The jack-up rig Ensco 80 was used to drill the sidetrack well.
The CSO Wellservicer diving vessel was used to install the WHPS and the piles.
The Vixen subsea tree.
The wellhead structure during assembly. One of the piles is in the foreground.
The Apache installed the pipeline and the umbilical.

Vixen is wholly located in block 49/17a, licence P033 in the southern North Sea, approximately 135km (84 miles) off the Lincolnshire coast in the UK.

The operator Conoco and the co-venturer BP each hold a 50% interest in the field.

Discovery

The Vixen field was originally known as E-Plus. It was discovered by well 49/17a-13, which was drilled and temporarily suspended in May 1999 by the jack-up drilling rig Glomar Adriatic VI.

The well was drilled at a water depth of 33m (109ft).

Vixen lies between two of the most prolific fields in the area, Viking E and Victor. Its reservoir is located in Rotliegendes sandstone, approximately 2,844m (9,385ft) subsea.

Conoco reservoir engineers have estimated a projected field life of six years.
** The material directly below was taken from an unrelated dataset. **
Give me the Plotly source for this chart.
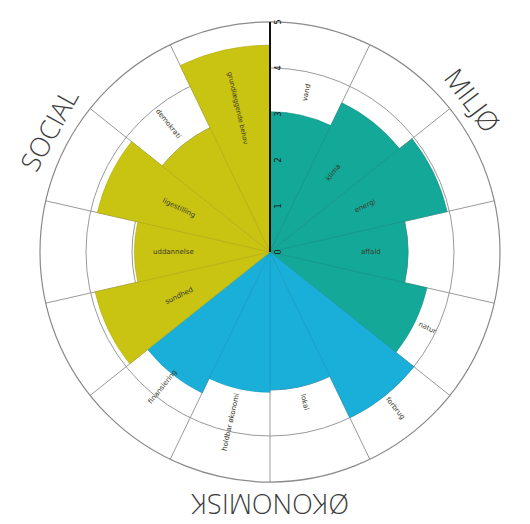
import math
import plotly.graph_objects as go

# ---- data ----
groups = ["MILJØ", "ØKONOMISK", "SOCIAL"]
miljo_labels = ["vand", "klima", "energi", "affald", "natur"]
miljo_values = [3.05, 3.6, 3.95, 3.0, 3.5]
okonomi_labels = ["forbrug", "lokal", "holdbar økonomi", "finansiering"]
okonomi_values = [4.0, 3.0, 3.05, 3.4]
social_labels = ["sundhed", "uddannelse", "ligestilling", "demokrati", "grundlæggende behov"]
social_values = [3.9, 2.95, 3.85, 3.0, 4.5]
radial_ticks = [0, 1, 2, 3, 4, 5]

# ---- styling / layout helpers ----
W, H = 530, 524
BODY = 8  # page body margin offset
cx, cy, R = 270 - BODY, 252 - BODY, 230
rmax = 5
colors = {"MILJØ": "#14A898", "ØKONOMISK": "#1AAFD8", "SOCIAL": "#C9C312"}
edge = {"MILJØ": "#119485", "ØKONOMISK": "#169CC2", "SOCIAL": "#B5AE10"}

all_labels = miljo_labels + okonomi_labels + social_labels
n = len(all_labels)
step = 360.0 / n
thetas = [step * (i + 0.5) for i in range(n)]

fig = go.Figure()
start = 0
for g, labs, vals in [("MILJØ", miljo_labels, miljo_values),
                      ("ØKONOMISK", okonomi_labels, okonomi_values),
                      ("SOCIAL", social_labels, social_values)]:
    th = thetas[start:start + len(vals)]
    fig.add_trace(go.Barpolar(
        r=vals, theta=th, width=[step] * len(vals),
        marker=dict(color=colors[g], line=dict(color=edge[g], width=0.6)),
        name=g, hovertext=labs, showlegend=False))
    start += len(vals)

dom_x = [(cx - R) / W, (cx + R) / W]
dom_y = [(H - cy - R) / H, (H - cy + R) / H]

fig.update_layout(
    width=W, height=H,
    margin=dict(l=0, r=0, t=0, b=0),
    paper_bgcolor="white",
    polar=dict(
        domain=dict(x=dom_x, y=dom_y),
        bgcolor="white",
        bargap=0,
        radialaxis=dict(range=[0, rmax], tickvals=radial_ticks, angle=90,
                        showline=True, linecolor="#111", linewidth=2,
                        gridcolor="#9a9a9a", gridwidth=1,
                        tickfont=dict(size=8, color="#111", family="DejaVu Sans"),
                        ticks="", layer="above traces"),
        angularaxis=dict(rotation=90, direction="clockwise",
                         tickvals=[step * i for i in range(n)],
                         showticklabels=False, ticks="",
                         gridcolor="#9a9a9a", gridwidth=1,
                         linecolor="#8a8a8a", linewidth=1.2,
                         layer="below traces"),
    ),
)

pxu = R / rmax


def to_paper(r, theta_deg):
    t = math.radians(theta_deg)
    x = cx + r * pxu * math.sin(t)
    y = cy - r * pxu * math.cos(t)
    return x / W, (H - y) / H


# sector labels (radial text)
label_radius = [3.55, 2.2, 2.3, 2.2, 3.8,
                4.35, 3.35, 3.8, 3.75,
                2.2, 2.1, 2.2, 3.55, 3.2]
label_size = [7, 7, 7, 7, 7, 7, 7, 7, 7, 7, 7, 7, 7, 6.5]
for lab, th, rr, fs in zip(all_labels, thetas, label_radius, label_size):
    x, y = to_paper(rr, th)
    ang = th - 90 if th < 180 else th + 90
    if ang > 180:
        ang -= 360
    fig.add_annotation(x=x, y=y, xref="paper", yref="paper", text=lab,
                       xanchor="center", yanchor="middle",
                       showarrow=False, textangle=ang,
                       font=dict(size=fs, color="#3a3a2a", family="DejaVu Sans"))

# group labels around the outside
group_theta = [53, 180, 299]
group_r = 5.5
for g, th in zip(groups, group_theta):
    x, y = to_paper(group_r, th)
    ang = th if th <= 180 else th - 360
    fig.add_annotation(x=x, y=y, xref="paper", yref="paper", text=g,
                       xanchor="center", yanchor="middle",
                       showarrow=False, textangle=ang,
                       font=dict(size=27, color="#3c3c3c", family="Open Sans", weight=300))

fig.write_html("out.html")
However, studies indicate that with optimal reservoir management and development, the field has the potential to yield significantly more natural gas than this, over a lifespan that could be considerably longer.

Production

Vixen contains 117 billion standard cubic feet of proved natural gas reserves, including 58.5 billion cubic feet (bcf) net to Conoco.

The planned flow rates for the field have been put at 140 million standard cubic feet of natural gas per day, approximately 16% higher than the original design rate.
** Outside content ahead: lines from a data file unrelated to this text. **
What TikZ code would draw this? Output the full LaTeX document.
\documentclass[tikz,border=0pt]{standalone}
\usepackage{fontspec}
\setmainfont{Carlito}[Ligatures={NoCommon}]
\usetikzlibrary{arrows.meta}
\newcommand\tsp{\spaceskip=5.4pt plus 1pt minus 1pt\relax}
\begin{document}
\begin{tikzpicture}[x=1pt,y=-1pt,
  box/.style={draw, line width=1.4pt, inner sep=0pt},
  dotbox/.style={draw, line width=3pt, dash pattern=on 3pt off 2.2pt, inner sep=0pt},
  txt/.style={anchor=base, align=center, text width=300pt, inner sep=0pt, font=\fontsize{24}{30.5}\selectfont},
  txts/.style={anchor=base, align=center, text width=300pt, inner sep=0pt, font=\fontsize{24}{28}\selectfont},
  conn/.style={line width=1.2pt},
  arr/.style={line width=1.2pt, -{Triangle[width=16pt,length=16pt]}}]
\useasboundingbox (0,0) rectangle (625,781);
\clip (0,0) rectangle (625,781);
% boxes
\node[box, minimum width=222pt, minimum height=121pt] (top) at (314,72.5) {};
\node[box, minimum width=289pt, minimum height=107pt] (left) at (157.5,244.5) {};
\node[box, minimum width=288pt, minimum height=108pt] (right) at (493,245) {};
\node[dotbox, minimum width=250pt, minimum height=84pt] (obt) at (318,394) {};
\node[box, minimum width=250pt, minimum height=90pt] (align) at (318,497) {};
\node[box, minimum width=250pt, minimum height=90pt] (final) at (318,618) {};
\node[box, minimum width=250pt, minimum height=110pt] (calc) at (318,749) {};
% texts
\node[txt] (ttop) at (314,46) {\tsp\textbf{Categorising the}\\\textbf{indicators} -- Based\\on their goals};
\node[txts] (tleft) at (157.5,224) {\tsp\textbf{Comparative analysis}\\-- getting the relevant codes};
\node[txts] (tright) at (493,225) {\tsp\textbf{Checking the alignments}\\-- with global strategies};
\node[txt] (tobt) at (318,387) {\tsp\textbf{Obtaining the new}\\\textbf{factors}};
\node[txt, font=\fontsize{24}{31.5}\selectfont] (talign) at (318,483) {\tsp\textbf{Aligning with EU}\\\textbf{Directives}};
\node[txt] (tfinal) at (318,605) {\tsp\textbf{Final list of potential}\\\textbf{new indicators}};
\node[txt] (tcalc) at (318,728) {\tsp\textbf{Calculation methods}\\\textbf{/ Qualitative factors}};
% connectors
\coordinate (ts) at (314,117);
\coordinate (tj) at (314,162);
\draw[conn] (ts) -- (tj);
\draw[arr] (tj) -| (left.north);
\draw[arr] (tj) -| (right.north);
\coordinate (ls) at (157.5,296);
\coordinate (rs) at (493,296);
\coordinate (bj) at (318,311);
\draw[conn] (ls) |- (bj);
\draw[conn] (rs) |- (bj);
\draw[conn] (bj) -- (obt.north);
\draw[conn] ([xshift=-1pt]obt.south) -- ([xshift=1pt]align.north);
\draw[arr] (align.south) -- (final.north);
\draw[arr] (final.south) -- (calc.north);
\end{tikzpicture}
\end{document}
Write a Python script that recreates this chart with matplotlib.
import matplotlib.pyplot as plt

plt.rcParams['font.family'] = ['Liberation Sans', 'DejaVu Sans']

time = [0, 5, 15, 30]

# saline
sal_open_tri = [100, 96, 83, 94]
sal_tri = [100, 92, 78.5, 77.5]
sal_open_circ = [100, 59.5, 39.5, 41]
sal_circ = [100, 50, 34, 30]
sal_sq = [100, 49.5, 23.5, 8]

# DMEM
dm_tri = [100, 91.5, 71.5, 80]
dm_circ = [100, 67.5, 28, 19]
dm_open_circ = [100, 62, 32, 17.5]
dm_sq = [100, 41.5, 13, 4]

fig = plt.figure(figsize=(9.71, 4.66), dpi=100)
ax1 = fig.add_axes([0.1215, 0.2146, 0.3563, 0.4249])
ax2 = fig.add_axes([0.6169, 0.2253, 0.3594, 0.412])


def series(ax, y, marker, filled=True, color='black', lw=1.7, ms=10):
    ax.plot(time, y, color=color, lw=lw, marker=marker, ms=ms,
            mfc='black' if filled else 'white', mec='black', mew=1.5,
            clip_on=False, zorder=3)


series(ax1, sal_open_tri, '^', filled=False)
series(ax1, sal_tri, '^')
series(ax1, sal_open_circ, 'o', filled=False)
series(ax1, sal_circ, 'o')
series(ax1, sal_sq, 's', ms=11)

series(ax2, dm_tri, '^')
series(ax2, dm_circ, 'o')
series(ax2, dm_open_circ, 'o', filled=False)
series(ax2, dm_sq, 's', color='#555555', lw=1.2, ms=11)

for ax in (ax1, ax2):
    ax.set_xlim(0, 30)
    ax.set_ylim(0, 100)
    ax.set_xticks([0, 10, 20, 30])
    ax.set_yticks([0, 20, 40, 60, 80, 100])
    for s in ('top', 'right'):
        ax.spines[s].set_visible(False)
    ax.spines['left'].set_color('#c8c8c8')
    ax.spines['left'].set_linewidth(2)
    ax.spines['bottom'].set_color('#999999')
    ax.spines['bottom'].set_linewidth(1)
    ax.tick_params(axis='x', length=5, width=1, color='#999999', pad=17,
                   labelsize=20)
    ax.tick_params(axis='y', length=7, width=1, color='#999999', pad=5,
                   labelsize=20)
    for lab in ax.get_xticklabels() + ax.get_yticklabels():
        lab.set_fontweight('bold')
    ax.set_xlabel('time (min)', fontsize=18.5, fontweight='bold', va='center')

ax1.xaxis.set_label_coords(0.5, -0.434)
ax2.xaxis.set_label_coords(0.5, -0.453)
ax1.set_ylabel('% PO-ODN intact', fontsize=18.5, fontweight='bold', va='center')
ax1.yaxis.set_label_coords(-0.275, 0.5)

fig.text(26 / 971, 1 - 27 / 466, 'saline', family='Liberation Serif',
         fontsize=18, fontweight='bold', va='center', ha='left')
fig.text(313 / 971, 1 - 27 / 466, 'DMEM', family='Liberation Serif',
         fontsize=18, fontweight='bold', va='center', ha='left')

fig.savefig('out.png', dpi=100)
“Vixen lies between two of the most prolific fields in the area, Viking E and Victor. Its reservoir is located in Rotliegendes sandstone, approximately 2,844m (9,385ft) subsea.”

Vixen natural gas is produced from a single subsea well. The development is based on re-entering the original discovery well 49/17-13 and completing a 49° sidetrack through the reservoir.

The production re-entry well was drilled by the jack-up drilling rig Ensco 80. The jack-up was also used to install the subsea architecture.

The produced natural gas is transported 8.6km (5 miles) via a 10in subsea pipeline to the BD platform in the Viking B central complex.

This has been modified to handle Vixen’s output. There is also an umbilical installed for methanol supply, hydraulics power and communications.

Modifications

The modifications to the Viking platform include the installation of a new 10in production riser, a J tube for the umbilical, new methanol pumps, the installation of subsea control and hydraulic packages, and metering and topside control for tie-in to the production separator.

Halliburton and Brown & Root, along with AMEC and DNV, were responsible for all elements of these host platform modifications through an SNS alliance contract.

From Viking, gas is sent 130km (80 miles) through the Viking Transportation System (VTS) subsea pipeline, to the Conoco-operated Theddlethorpe Gas Terminal on the coast of Lincolnshire, from where production operations are remotely controlled.

Construction

Creating and installing the subsea elements of the Vixen development involved the services of several manufacturers, suppliers and contractors.

Dril-Quip won the contract to fabricate and supply both the subsea tree and its 65t wellhead protection structure (WHPS). With a 15-year life, this structure has overall dimensions of 114m x 114m and stands 6.25m-high.

It is anchored by four piles, which are 762mm in diameter and 24m-long, weighing 11.1t each.

Kvaerner Oilfield Products designed and manufactured the Vixen control system upgrade at Theddlethorpe, and Coflexip Stena Offshore (CSO) was responsible for the design, supply, installation, testing and pre-commissioning of the gas-export pipeline, the umbilical, and the installation of the wellhead protective structure.

The CSO Wellservicer loaded out the WHPS and installed it around the existing 30in conductor. The structure was then piled, using a 200t hammer and the top-latch mechanism was locked.

The Ensco 80 arrived in mid-2000 to drill the side-track and complete the well operation that included installing and testing the tree.

The Apache was then used to install the pipeline and test / pre-commission the project.

Final development costs were put at £24m ($36m), which were below the original budget by 11%.